By Stacy M. Brown, NNPA Newswire Senior National Correspondent
@StacyBrownMedia
President Joe Biden will unveil a massive $1.8 trillion federal investment plan that directly supports education, childcare, and paid family leave.
The President’s first address to Congress on Wednesday, April 28, comes one month after the administration proposed a nearly $2 trillion infrastructure plan geared toward helping America recover from the pandemic.
To raise the money for his latest proposal, President Biden plans to raise taxes on the wealthy.
“These are generational investments in our future, in the future of our families, and the future of our kids,” a senior administration official said during a call on Tuesday.
Dubbed “The American Family Plan” the proposal invests in children and families, helping families cover the expenses with which many currently struggle.
It aims to lower health insurance premiums, cut child poverty, and produce a more significant, more productive, and healthier workforce in the future.
The American Family Plan will add at least four years of free education for every student and make transformational investments from early childhood to higher education so that all children and young people can learn and grow and gain the skills they need, the senior administration official stated.
Specifically, the plan would provide high-quality universal preschool to all 3- and 4-year-olds, two years of free community college to all Americans, and up to $1,400 in additional assistance to low-income students by expanding the maximum Pell Grant.

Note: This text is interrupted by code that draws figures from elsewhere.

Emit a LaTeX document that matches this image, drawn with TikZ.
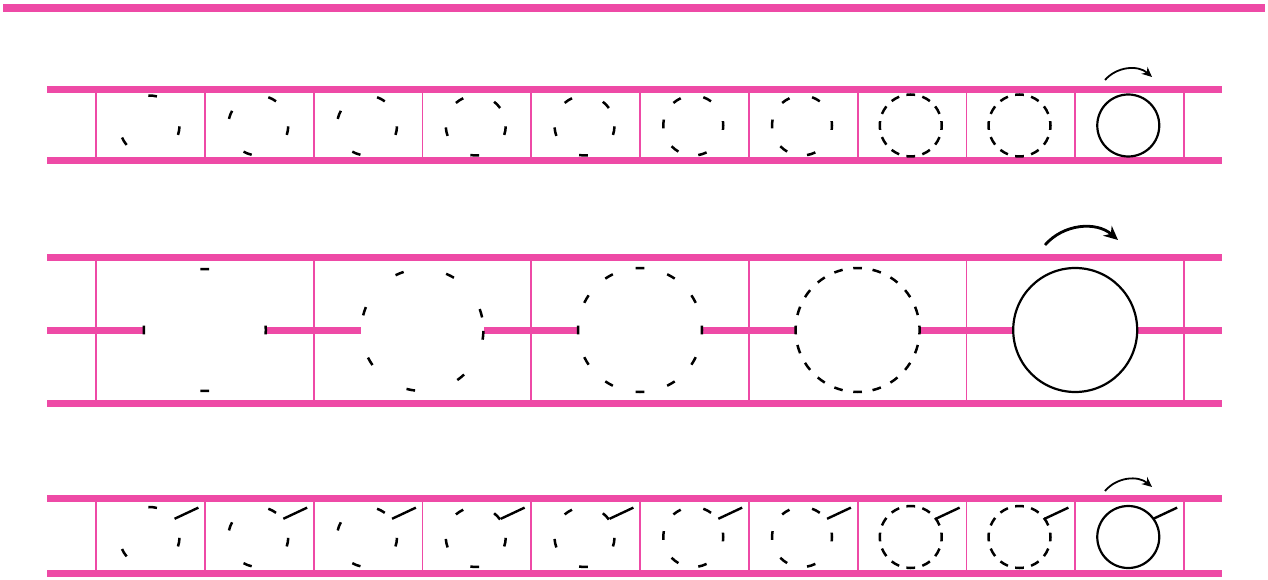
\documentclass[tikz,border=0pt]{standalone}
\usetikzlibrary{arrows.meta, calc}

\definecolor{railpink}{RGB}{238,74,166}

% short arcs of a ring, one at each angle of the list
\newcommand{\dashring}[3]{%
  \pgfmathsetmacro{\dw}{250/#2}%
  \foreach \a in {#3}
    \draw[ring] (#1) ++({\a-\dw}:#2) arc[start angle={\a-\dw}, end angle={\a+\dw}, radius=#2];%
}

\begin{document}
\begin{tikzpicture}[
    x=1pt, y=1pt,
    rail/.style={draw=railpink, line width=7pt},
    rung/.style={draw=railpink, line width=1.8pt},
    ring/.style={draw=black, line width=2.5pt},
    full/.style={draw=black, line width=2.2pt},
    stick/.style={draw=black, line width=2.4pt},
    turn/.style={-{Stealth[length=10pt,width=9pt]}, line width=1.8pt, bend left=45},
    bigturn/.style={-{Stealth[length=14pt,width=13pt]}, line width=2.8pt, bend left=45}
]
\useasboundingbox (0,0) rectangle (1268,579);

% top line
\draw[railpink, line width=8pt] (3,571) -- (1265,571);

% ---- row 1: small cells ----
\draw[rail] (47,489) -- (1222,489);
\draw[rail] (47,418) -- (1222,418);
\foreach \k in {0,...,10}
  \draw[rung] ({96+108.8*\k},418) -- ({96+108.8*\k},489);
\foreach \i in {1,...,10}
  \coordinate (a\i) at ({149.5+108.75*(\i-1)},453.5);

\dashring{a1}{30}{84,350,212}
\dashring{a2}{30}{62,159,249,350}
\dashring{a3}{30}{62,159,249,350}
\dashring{a4}{30}{44,123,192,268,350}
\dashring{a5}{30}{44,123,192,268,350}
\dashring{a6}{30}{0,62,123,177,232,288}
\dashring{a7}{30}{0,62,123,177,232,288}
\dashring{a8}{31}{0,30,...,330}
\dashring{a9}{31}{0,30,...,330}
\draw[full] (a10) circle[radius=31];

\coordinate (s1) at (1105,499);
\coordinate (e1) at (1152,502);
\draw[turn] (s1) to (e1);

% ---- row 2: large cells ----
\draw[rail] (47,321) -- (1222,321);
\draw[rail] (47,176) -- (1222,176);
\foreach \k in {0,...,5}
  \draw[rung] ({96+217.6*\k},176) -- ({96+217.6*\k},321);
\foreach \i in {1,...,5}
  \coordinate (m\i) at ({204.8+217.6*(\i-1)},249);

\draw[rail] (47,249) -- ([xshift=-60pt]m1);
\draw[rail] ([xshift=62pt]m1) -- ([xshift=-61pt]m2);
\draw[rail] ([xshift=62pt]m2) -- ([xshift=-61pt]m3);
\draw[rail] ([xshift=62pt]m3) -- ([xshift=-61pt]m4);
\draw[rail] ([xshift=62pt]m4) -- ([xshift=-62pt]m5);
\draw[rail] ([xshift=62pt]m5) -- (1222,249);

\dashring{m1}{61}{0,90,180,270}
\dashring{m2}{61}{16,355,63,112,162,211,259,309}
\dashring{m3}{62}{0,30,...,330}
\dashring{m4}{62}{0,18,...,342}
\draw[full] (m5) circle[radius=62];

\coordinate (s2) at (1045,334);
\coordinate (e2) at (1118,339);
\draw[bigturn] (s2) to (e2);

% ---- row 3: small cells with stick ----
\draw[rail] (47,81) -- (1222,81);
\draw[rail] (47,6) -- (1222,6);
\foreach \k in {0,...,10}
  \draw[rung] ({96+108.8*\k},6) -- ({96+108.8*\k},81);
\foreach \i in {1,...,10}
  \coordinate (b\i) at ({149.5+108.75*(\i-1)},42);

\dashring{b1}{30}{84,350,212}
\dashring{b2}{30}{62,159,249,350}
\dashring{b3}{30}{62,159,249,350}
\dashring{b4}{30}{44,123,192,268,350}
\dashring{b5}{30}{44,123,192,268,350}
\dashring{b6}{30}{0,62,123,177,232,288}
\dashring{b7}{30}{0,62,123,177,232,288}
\dashring{b8}{31}{0,30,...,330}
\dashring{b9}{31}{0,30,...,330}
\draw[full] (b10) circle[radius=31];
\foreach \i in {1,...,10}
  \draw[stick] ($(b\i)+(36:31)$) -- ($(b\i)+(31:57)$);

\coordinate (s3) at (1105,88);
\coordinate (e3) at (1152,92);
\draw[turn] (s3) to (e3);

\end{tikzpicture}
\end{document}
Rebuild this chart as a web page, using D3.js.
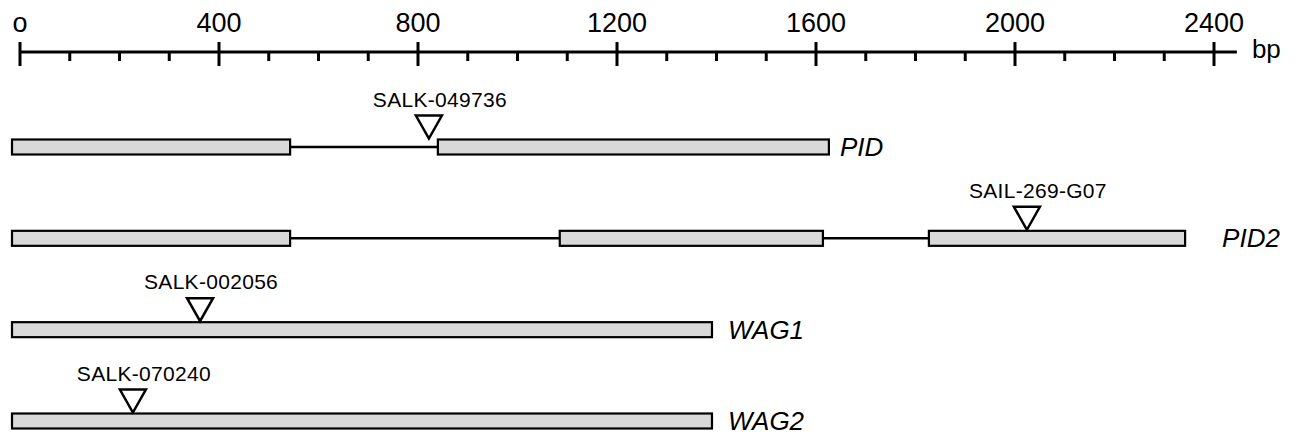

It will invest in making college more affordable for low-income students and students at Historically Black Colleges and Universities, Tribal Colleges and Universities, and other Minority-Serving Institutions.
Under the plan, those institutions would receive grants to create or expand educational programs in high-demand fields.
“The plan will also invest in our teachers, improving teacher training and support so that our schools become engines of growth at every level,” the administration said
“It will address teacher shortages, which have only gotten more critical in the context of the pandemic. It’ll improve teacher preparation and strengthen pipelines for teachers of color.”
The officials continued:
“It will help teachers earn credentials in high-demand areas like special ed, bilingual education, and certifications that improve teacher performance. And it will support programs that leverage teachers as leaders, such as high-quality mentorship programs for new teachers and teachers of color.”
Further, the plan will invest in the childcare workforce, funding childcare providers and their workers, ensuring a $15 minimum wage are in effect for early childhood staff, along with improved training.
The American Families Plan also tackles the nutritional needs of children by expanding the summer benefits to all eligible children nationwide.
That includes children who have free and reduced school lunches and breakfasts during the school year – and expanding that meal program to the summer on an ongoing basis.
According to the administration, this would reach an estimated 9.3 million children.
The plan would extend key tax cuts in the American Rescue Plan that benefit lower- and middle-income workers and families.
And these include extending the Affordable Care Act tax credits permanently to lower health insurance premiums and extend Child Tax Credit increases in the American Rescue Plan through 2025, making it fully refundable.